[Warning: this message is unabashedly pro-Christmas, in a Pagan sort of way.]
Growing up in an informally Secular Humanist but culturally Christian household, my love of the Christmas Season had little to do with any formal religious teaching, since I received none.
As a little kid, it was easy to love Christmas. What's not to like about getting presents, eating cookies and candy canes, singing songs, and bustling around with secret activities such as hiding presents, or waking up early to claim a stocking full of treats that Santa had delivered in the middle of the night?
The Christmas story of the baby in the manger was part of the lore, with the magical star, the angels, the talking animals. The little baby was born into poverty and a life of hardship, but he and his family all had golden haloes , a mystical aura shining around their heads.
But the most beloved and awe inspiring part of Christmas was the shrine we created, the living evergreen tree that was brought into the house. It was fragrant and draped with colorful trinkets and amulets, and glowing candles that were lit only briefly, for ceremonial purposes, and then extinguished promptly to avoid burning the house down. This tree was a pagan shrine which we assembled each year, and it was beautiful.

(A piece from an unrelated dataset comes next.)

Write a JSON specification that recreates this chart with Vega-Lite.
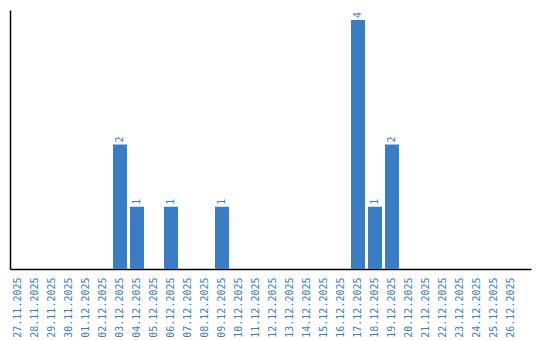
{
  "$schema": "https://vega.github.io/schema/vega-lite/v6.json",
  "autosize": "none",
  "width": 521,
  "height": 259,
  "padding": {"left": 10, "top": 10, "right": 9, "bottom": 71},
  "background": "white",
  "config": {"view": {"stroke": null}, "font": "DejaVu Sans Mono"},
  "data": {"values": [
    {"date": "27.11.2025", "count": 0},
    {"date": "28.11.2025", "count": 0},
    {"date": "29.11.2025", "count": 0},
    {"date": "30.11.2025", "count": 0},
    {"date": "01.12.2025", "count": 0},
    {"date": "02.12.2025", "count": 0},
    {"date": "03.12.2025", "count": 2},
    {"date": "04.12.2025", "count": 1},
    {"date": "05.12.2025", "count": 0},
    {"date": "06.12.2025", "count": 1},
    {"date": "07.12.2025", "count": 0},
    {"date": "08.12.2025", "count": 0},
    {"date": "09.12.2025", "count": 1},
    {"date": "10.12.2025", "count": 0},
    {"date": "11.12.2025", "count": 0},
    {"date": "12.12.2025", "count": 0},
    {"date": "13.12.2025", "count": 0},
    {"date": "14.12.2025", "count": 0},
    {"date": "15.12.2025", "count": 0},
    {"date": "16.12.2025", "count": 0},
    {"date": "17.12.2025", "count": 4},
    {"date": "18.12.2025", "count": 1},
    {"date": "19.12.2025", "count": 2},
    {"date": "20.12.2025", "count": 0},
    {"date": "21.12.2025", "count": 0},
    {"date": "22.12.2025", "count": 0},
    {"date": "23.12.2025", "count": 0},
    {"date": "24.12.2025", "count": 0},
    {"date": "25.12.2025", "count": 0},
    {"date": "26.12.2025", "count": 0}
  ]},
  "encoding": {
    "x": {
      "field": "date", "type": "ordinal", "sort": null,
      "scale": {"paddingInner": 0.1765, "paddingOuter": 0.4118, "align": 0.0714},
      "axis": {
        "title": null, "labelAngle": -90, "labelAlign": "right", "labelBaseline": "middle",
        "labelColor": "#3b7dc4", "labelFontSize": 10, "labelFont": "DejaVu Sans Mono",
        "ticks": false, "labelPadding": 8, "domainColor": "black", "domainWidth": 1.5
      }
    },
    "y": {
      "field": "count", "type": "quantitative",
      "scale": {"domain": [0, 4.16], "nice": false},
      "axis": {"title": null, "labels": false, "ticks": false, "grid": false, "domainColor": "black", "domainWidth": 1.5}
    }
  },
  "layer": [
    {"mark": {"type": "bar", "color": "#3b7dc4"}},
    {
      "transform": [{"filter": "datum.count > 0"}],
      "mark": {"type": "text", "angle": -90, "align": "left", "baseline": "middle", "dx": 2, "color": "#3b7dc4", "fontSize": 10, "font": "DejaVu Sans Mono"},
      "encoding": {"text": {"field": "count", "type": "quantitative"}}
    }
  ]
}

I was grown and the mother of an infant myself before keeping Christmas took on more meaning for me. It was clear to me, heading into the long, dark, northern winter, that having a Festival of Light to look forward to at the outset softened the psychic blow of enduring this bleak and difficult season. Then it was also that I understood Christmas as being an adoration of the Family. Not just the idealized Holy Family as being the one and only worthy of reverence, but that all families are holy, that all are deserving of love and reverence. However difficult our circumstances, here we all are: the parents, or those taking on a parental role, each child, the animals, all recognized as manifestations of something eternal, all bathed in the light of our communal love.